A history of Women’s Rights

Women’s Rights:

This Week, we have chosen to publish an excerpt from Murtaza Mutahhari’s ‘The Right of Women in Islam’. The excerpt has been picked up from the Preface that was written down on September 19th, 1974.

“In the Western world, after the 17th Century, there was a movement in the area of social affairs, which took place in the wake of scientific and philosophical developments, and which went under the name of ‘Human Rights’. The writers and thinkers of the 17th and 18th Centuries propagated their ideas regarding natural, intrinsic and undeniable human rights with admirable tenacity. Rousseau, Voltaire and Montesquieu were among this group of authors and thinkers. Human society in general is deeply indebted to them. It may even be claimed that human society is no less indebted to them than to the great discoverers and inventors.

“The basic point to which the group gave their attention was that a human being by his nature and because of his birth and disposition possesses a series of rights and liberties. No person or group can, by any means or under any pretext, deny these rights and liberties to any individual or people. The owner of these rights himself cannot, by his free will and inclination, transfer them to anybody else and strip himself or deprive himself of them. Everybody, whether he is a ruler or ruled, black or white, rich or poor, is equal alike concerning these rights and liberties.

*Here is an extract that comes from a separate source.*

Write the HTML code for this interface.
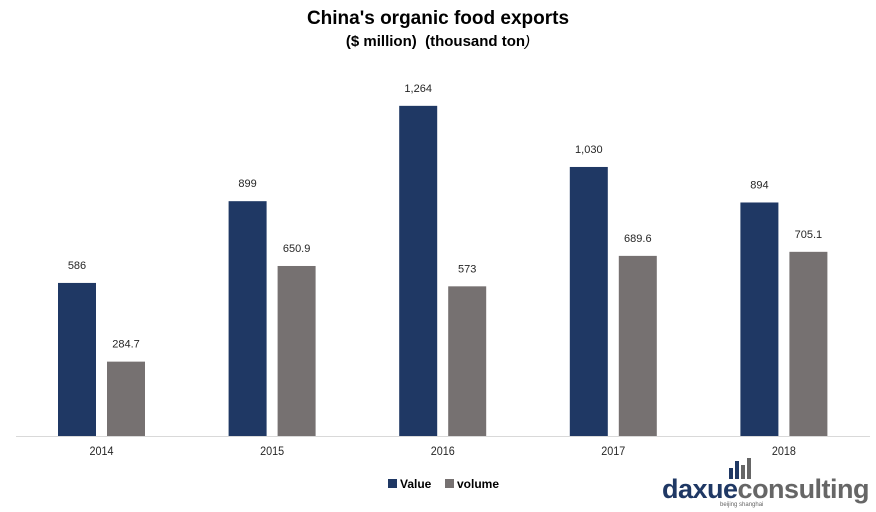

“This intellectual and social movement bore its fruits firstly in England and then in America and afterwards in France through revolutions, changes in the form of governments, signatures to petitions, and gradually these ideas spread to other countries of the world.

“In the 19th Century, new ideas with regards to the economics, social and political rights of human beings sprung up, and other changes took place which culminated in the appearance of socialism and the requirement of an allocation of a share in profits to the proletariat, and the transfer of government from capitalists to those who defended the working class.

“Upto the end of the 19th and the beginning of the 20th Century, what was said about human rights and what practical steps were taken were connected with the rights of the people concerning the employer class and the overlords. But in the 20th Century, the question of the rights of women as opposed to the rights of men arose, and, for the first time, in the ‘Universal Declaration of Human Rights’, which was drawn up after the Second World War in 1948 by the United Nations Organization, the equality of rights of women and men explicitly declared.

“In all the social movements of the West, from the 17th up to the present century, all ideas centred around two things: ‘liberty’ and ‘equality’. Keeping in view the fact that the movement for women’s rights in the West followed the same sequence as the other movements, and although the history of women’s rights in Europe was full of extraordinary hardships as far as their liberty and equality were discussed.

“The pioneers of this movement considered the liberty of women and the equality of their rights with those of men to be the completion and fulfilment of the movement for human rights that had been the central idea since the 17th Century. They claimed that without securing women’s liberty and establishing equal rights for men, any reference to human rights and freedom was meaningless. Moreover, they believed that all difficulties within the family arose from the absence of freedom for women and the inequality of the rights of women and men and that with the securing of this objective, all difficulties in the family would be solved in one swoop.”